All lines below must be repeated exactly, with the pictures omitted.

--------------------------------------------------

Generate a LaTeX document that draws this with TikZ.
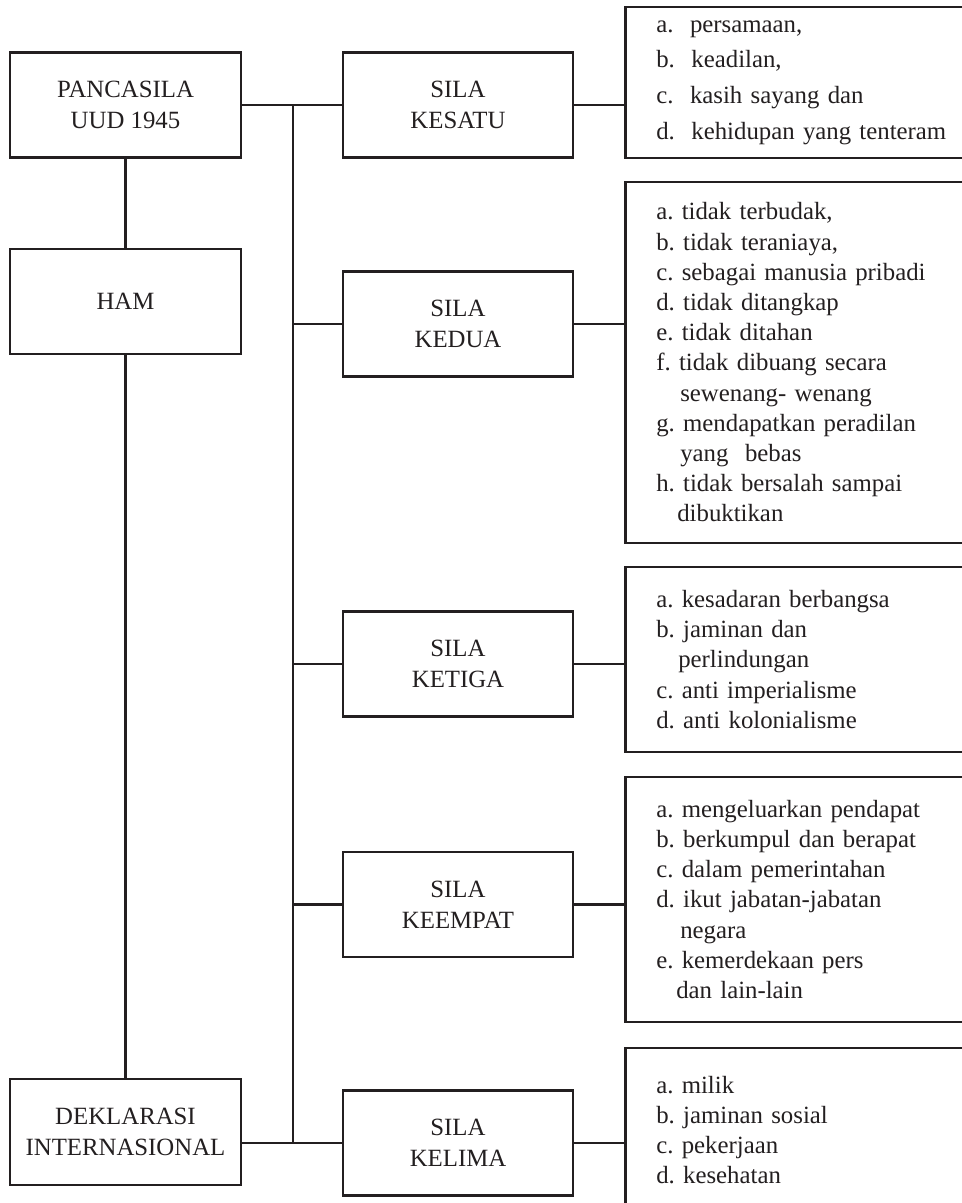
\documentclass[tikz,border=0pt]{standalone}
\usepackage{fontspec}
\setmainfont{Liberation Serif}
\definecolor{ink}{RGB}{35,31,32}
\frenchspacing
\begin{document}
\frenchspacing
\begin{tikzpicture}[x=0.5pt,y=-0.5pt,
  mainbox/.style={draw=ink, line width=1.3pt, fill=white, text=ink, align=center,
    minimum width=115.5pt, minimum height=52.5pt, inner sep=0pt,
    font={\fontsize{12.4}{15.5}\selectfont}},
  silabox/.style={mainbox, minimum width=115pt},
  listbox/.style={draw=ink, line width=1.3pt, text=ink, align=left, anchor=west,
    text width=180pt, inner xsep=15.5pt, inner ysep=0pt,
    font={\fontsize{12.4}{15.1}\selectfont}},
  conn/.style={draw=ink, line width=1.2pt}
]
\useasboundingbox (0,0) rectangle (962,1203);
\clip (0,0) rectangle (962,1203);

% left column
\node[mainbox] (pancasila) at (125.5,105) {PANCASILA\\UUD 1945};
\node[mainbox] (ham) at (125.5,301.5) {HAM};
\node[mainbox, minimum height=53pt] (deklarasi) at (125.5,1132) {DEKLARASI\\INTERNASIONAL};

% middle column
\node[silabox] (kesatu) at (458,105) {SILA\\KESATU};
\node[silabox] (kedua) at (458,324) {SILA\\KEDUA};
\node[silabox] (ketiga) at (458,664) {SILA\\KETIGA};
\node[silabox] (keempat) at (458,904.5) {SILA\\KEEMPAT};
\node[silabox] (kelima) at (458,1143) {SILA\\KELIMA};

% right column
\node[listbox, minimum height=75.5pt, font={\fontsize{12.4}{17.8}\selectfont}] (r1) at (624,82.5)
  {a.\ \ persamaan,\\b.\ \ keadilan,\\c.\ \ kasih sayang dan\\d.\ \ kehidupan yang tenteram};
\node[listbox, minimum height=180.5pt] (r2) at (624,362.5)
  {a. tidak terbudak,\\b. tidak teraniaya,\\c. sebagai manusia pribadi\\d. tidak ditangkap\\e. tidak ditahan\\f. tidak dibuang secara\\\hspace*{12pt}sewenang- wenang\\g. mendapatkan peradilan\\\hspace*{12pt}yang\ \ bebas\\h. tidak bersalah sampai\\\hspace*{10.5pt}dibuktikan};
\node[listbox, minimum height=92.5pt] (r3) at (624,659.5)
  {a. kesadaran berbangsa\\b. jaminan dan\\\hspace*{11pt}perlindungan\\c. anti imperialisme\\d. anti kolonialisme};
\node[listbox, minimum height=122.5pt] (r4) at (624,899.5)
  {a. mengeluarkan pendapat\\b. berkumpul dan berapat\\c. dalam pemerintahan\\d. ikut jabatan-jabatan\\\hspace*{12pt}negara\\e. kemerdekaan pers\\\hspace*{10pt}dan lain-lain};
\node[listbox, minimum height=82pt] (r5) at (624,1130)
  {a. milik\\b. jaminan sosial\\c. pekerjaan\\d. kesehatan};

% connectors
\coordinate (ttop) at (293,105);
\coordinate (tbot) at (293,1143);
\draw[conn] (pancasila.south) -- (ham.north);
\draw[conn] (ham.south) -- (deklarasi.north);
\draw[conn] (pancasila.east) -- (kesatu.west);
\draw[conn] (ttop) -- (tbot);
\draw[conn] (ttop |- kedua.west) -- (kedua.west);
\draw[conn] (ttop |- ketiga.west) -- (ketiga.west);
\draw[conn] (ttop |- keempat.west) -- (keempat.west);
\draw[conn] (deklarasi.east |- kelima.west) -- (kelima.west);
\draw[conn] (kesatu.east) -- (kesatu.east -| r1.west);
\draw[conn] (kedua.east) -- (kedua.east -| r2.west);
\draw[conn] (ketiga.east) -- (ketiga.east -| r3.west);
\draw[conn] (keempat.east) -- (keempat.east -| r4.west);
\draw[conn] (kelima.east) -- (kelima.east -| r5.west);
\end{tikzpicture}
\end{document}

--------------------------------------------------

** Response **
Generate a LaTeX document that draws this with TikZ.
\documentclass[tikz,border=0pt]{standalone}
\usepackage{fontspec}
\setmainfont{Liberation Serif}
\definecolor{ink}{RGB}{35,31,32}
\frenchspacing
\begin{document}
\frenchspacing
\begin{tikzpicture}[x=0.5pt,y=-0.5pt,
  mainbox/.style={draw=ink, line width=1.3pt, fill=white, text=ink, align=center,
    minimum width=115.5pt, minimum height=52.5pt, inner sep=0pt,
    font={\fontsize{12.4}{15.5}\selectfont}},
  silabox/.style={mainbox, minimum width=115pt},
  listbox/.style={draw=ink, line width=1.3pt, text=ink, align=left, anchor=west,
    text width=180pt, inner xsep=15.5pt, inner ysep=0pt,
    font={\fontsize{12.4}{15.1}\selectfont}},
  conn/.style={draw=ink, line width=1.2pt}
]
\useasboundingbox (0,0) rectangle (962,1203);
\clip (0,0) rectangle (962,1203);

% left column
\node[mainbox] (pancasila) at (125.5,105) {PANCASILA\\UUD 1945};
\node[mainbox] (ham) at (125.5,301.5) {HAM};
\node[mainbox, minimum height=53pt] (deklarasi) at (125.5,1132) {DEKLARASI\\INTERNASIONAL};

% middle column
\node[silabox] (kesatu) at (458,105) {SILA\\KESATU};
\node[silabox] (kedua) at (458,324) {SILA\\KEDUA};
\node[silabox] (ketiga) at (458,664) {SILA\\KETIGA};
\node[silabox] (keempat) at (458,904.5) {SILA\\KEEMPAT};
\node[silabox] (kelima) at (458,1143) {SILA\\KELIMA};

% right column
\node[listbox, minimum height=75.5pt, font={\fontsize{12.4}{17.8}\selectfont}] (r1) at (624,82.5)
  {a.\ \ persamaan,\\b.\ \ keadilan,\\c.\ \ kasih sayang dan\\d.\ \ kehidupan yang tenteram};
\node[listbox, minimum height=180.5pt] (r2) at (624,362.5)
  {a. tidak terbudak,\\b. tidak teraniaya,\\c. sebagai manusia pribadi\\d. tidak ditangkap\\e. tidak ditahan\\f. tidak dibuang secara\\\hspace*{12pt}sewenang- wenang\\g. mendapatkan peradilan\\\hspace*{12pt}yang\ \ bebas\\h. tidak bersalah sampai\\\hspace*{10.5pt}dibuktikan};
\node[listbox, minimum height=92.5pt] (r3) at (624,659.5)
  {a. kesadaran berbangsa\\b. jaminan dan\\\hspace*{11pt}perlindungan\\c. anti imperialisme\\d. anti kolonialisme};
\node[listbox, minimum height=122.5pt] (r4) at (624,899.5)
  {a. mengeluarkan pendapat\\b. berkumpul dan berapat\\c. dalam pemerintahan\\d. ikut jabatan-jabatan\\\hspace*{12pt}negara\\e. kemerdekaan pers\\\hspace*{10pt}dan lain-lain};
\node[listbox, minimum height=82pt] (r5) at (624,1130)
  {a. milik\\b. jaminan sosial\\c. pekerjaan\\d. kesehatan};

% connectors
\coordinate (ttop) at (293,105);
\coordinate (tbot) at (293,1143);
\draw[conn] (pancasila.south) -- (ham.north);
\draw[conn] (ham.south) -- (deklarasi.north);
\draw[conn] (pancasila.east) -- (kesatu.west);
\draw[conn] (ttop) -- (tbot);
\draw[conn] (ttop |- kedua.west) -- (kedua.west);
\draw[conn] (ttop |- ketiga.west) -- (ketiga.west);
\draw[conn] (ttop |- keempat.west) -- (keempat.west);
\draw[conn] (deklarasi.east |- kelima.west) -- (kelima.west);
\draw[conn] (kesatu.east) -- (kesatu.east -| r1.west);
\draw[conn] (kedua.east) -- (kedua.east -| r2.west);
\draw[conn] (ketiga.east) -- (ketiga.east -| r3.west);
\draw[conn] (keempat.east) -- (keempat.east -| r4.west);
\draw[conn] (kelima.east) -- (kelima.east -| r5.west);
\end{tikzpicture}
\end{document}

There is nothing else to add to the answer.